Nick quipped: "Well it's not your children is it, it’s a treehouse?"
To which the Prime Minister insisted: "I am not going to comment on things in my family life."
Pressed further on the matter, Nick asked: "So it's not true? So that’s a fabrication as well?"
Mr Johnson began to reel off infrastructure that was being built by the government including gigabit broadband.
A Government spokesperson said: "We do not comment on private or family matters which do not involve any ministerial declarations or taxpayer funds."
When asked whether or not there will be another tax cut in fuel duty, he replied: "Look I am not going to comment on further measures the chancellor may implement."
But later Mr Johnson said "it's a possibility" and refused to rule the suggestion out.
Vladimir Putin has made more than 30 chilling nuclear threats since his military invaded Ukraine, the PM also revealed in the wide-ranging interview.
He said an agreement to end the war is possible even with Putin in power, despite the Russian autocrat making more than 30 threats over nuclear deployments.
He added that the Russian president can negotiate a peace and be allowed to claim he needed to invade as long as he withdraws his troops, and does not need to give up power at the end of the war.
On the topic of the troubles plaguing the Met police, Mr Johnson said Sadiq Khan needs to get a “grip” on the situation in the capital.
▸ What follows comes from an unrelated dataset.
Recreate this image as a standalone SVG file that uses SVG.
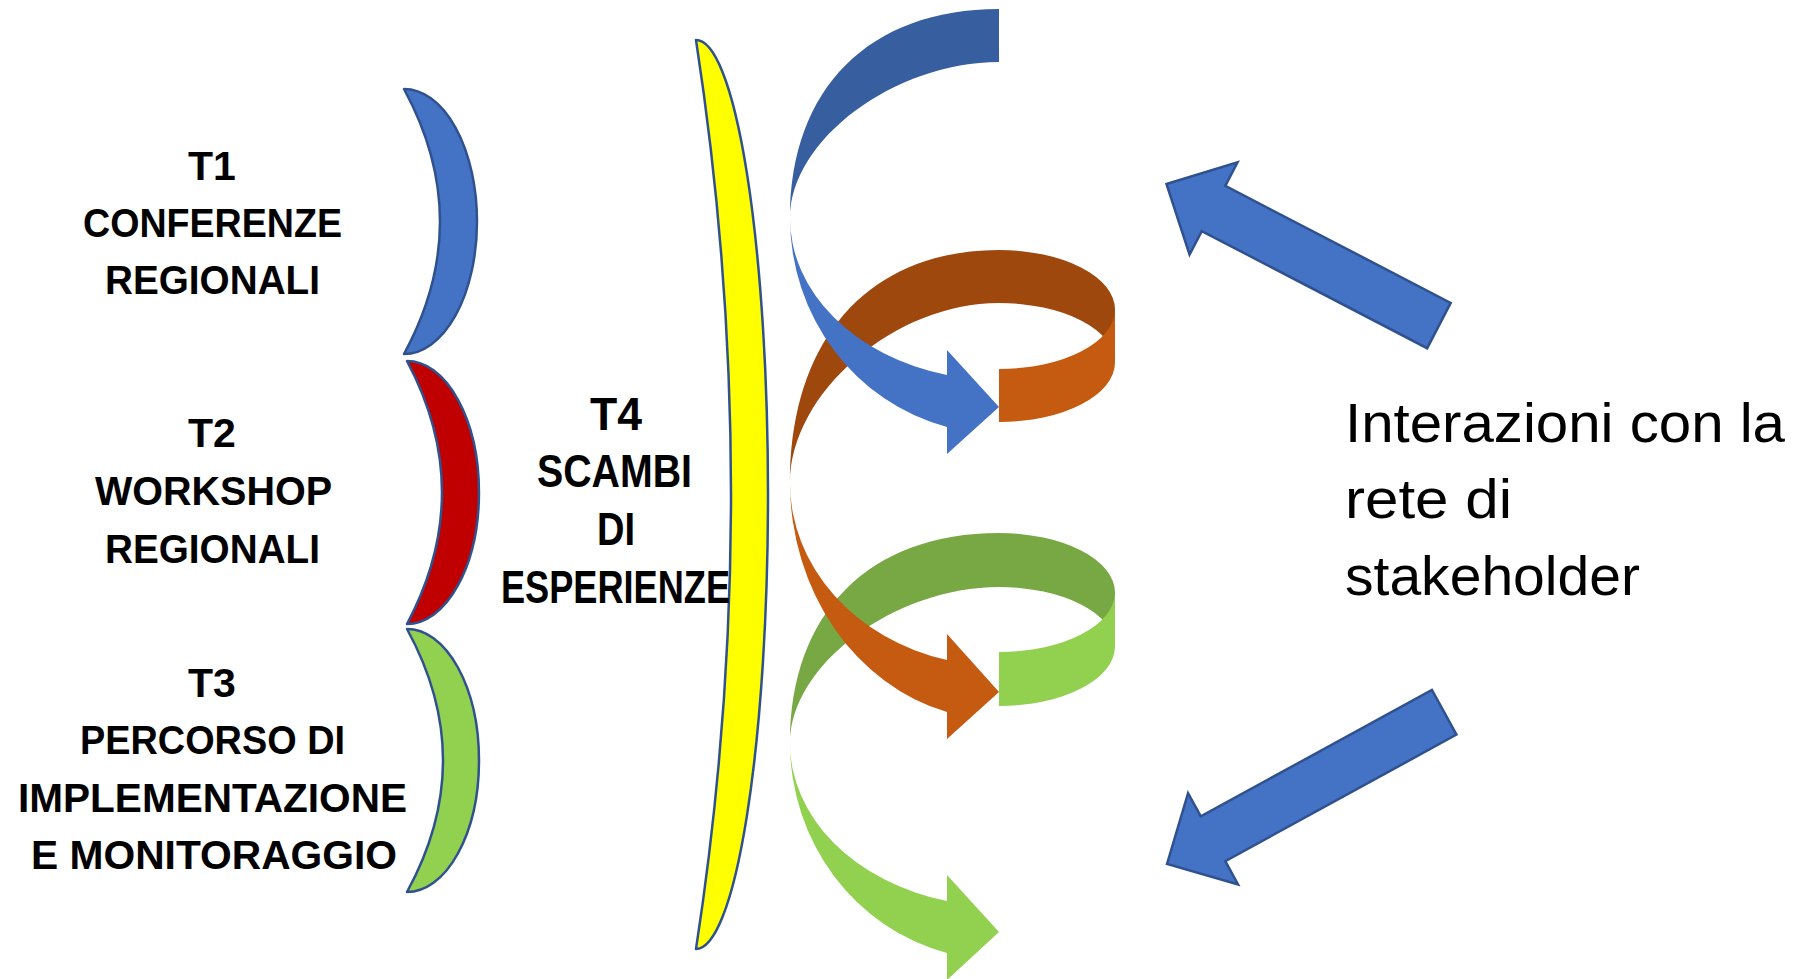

Johnson, who was mayor of London before Sadiq Khan between 2008 and 2016, said he did not like "endlessly dumping" on his successor.
But he told LBC's Nick Ferrari: "City Hall has got to grip this thing. In the end, the Mayor of London, one of his jobs, one of his titles is he's the commissioner of the police in London.
"And he should grip it, he has the responsibility. He hires the police chief."
He said the next thing the Met needs to do is hire a capable boss to succeed Cressida Dick, who quit after saying she had lost Mr Khan's confidence.